Partnerships must be central to what you’re doing here?
Absolutely essential. A partnership approach has to drive our work here. I was in Kharkiv two weeks ago, where we are working with the Ukraine Red Cross to store and deliver food parcels around the city, pooling our resources and using local experience and knowledge. In May, we handed over 9,500 metric tons of food commodities to our cooperating partners in Ukraine. The Food Security and Livelihoods Cluster, which we lead with the Food and Agriculture Organization, includes 38 cooperating partners working across 24 oblasts (provinces). Of these, 20 percent are national NGOs.
Meanwhile, the WFP-led logistics Cluster has stored and/or transported 12,400 cubic metres of humanitarian cargo on behalf of 24 partner organizations. In May alone, we used locally sourced wheat and worked through local bakeries, providing 730,000 people with bread.
We are contracting companies to store, pack and deliver our food rations. In some locations, these companies employ displaced people, so we are helping, indirectly, to provide employment too. And without the partnership with the Ministry of Social Policy, we would not have scaled up our cash response to the levels we can currently sustain.
What is WFP doing to get food into the most conflict-affected areas?
Lack of access to conflict zones is one of the most heinous obstacles to providing life-saving food assistance. Despite the challenges, WFP is reaching the furthest possible areas along the conflict lines. In Kharkivska oblast, we have reached more than 1.5 million people. In Luhansk and Donetsk oblasts, WFP – through the Ukrainian Red Cross and others – has supported the food needs of more than 70,000 people, primarily through ready-to-eat food assistance that does not require any preparation or cooking. Further supplies are being pre-positioned in case civilians become cut-off due to a worsening security situation. Families trapped in hard-to-reach, embattled cities face critical shortages of food, water, and other essential supplies, and we continue to appeal for continuous, unimpeded humanitarian access. But we need to be realistic. We have to do a lot more, and we need the opposing sides to give us the “space” to meet these humanitarian needs.

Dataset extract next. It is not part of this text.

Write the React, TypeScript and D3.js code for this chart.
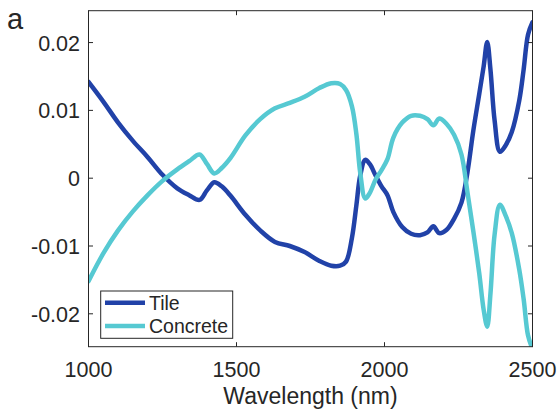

How long do you think that WFP will need to be in Ukraine?
That’s very difficult to say while the war continues. If the war stopped tomorrow, I am confident WFP could be out of this country in a year, handing over every innovation and initiative to the Government and our private and public sector partners at state and provincial levels. That should be our goal. But realistically, this war in Ukraine may continue for some time to come, with no winners, only losers.
I’ve just spent the past three years in South Sudan where there is a protracted conflict with no end in sight, which has created huge humanitarian needs. We certainly do not want to see a repeat here. What I can say with certainty, however, is that WFP will be here for as long as the Government and the people want us to be here, for as long as our support is deemed necessary.
We will continue to focus on the humanitarian imperative, but also see how WFP can contribute to preparing the country for a better future. We will do this through investing in food systems, supporting more impactful social protection policies and practices, replacing or reinventing agri-business and jobs devastated by the destruction in the east of the country, and being part of the alliance to ensure Ukrainian food, and farmers, can still feed the world.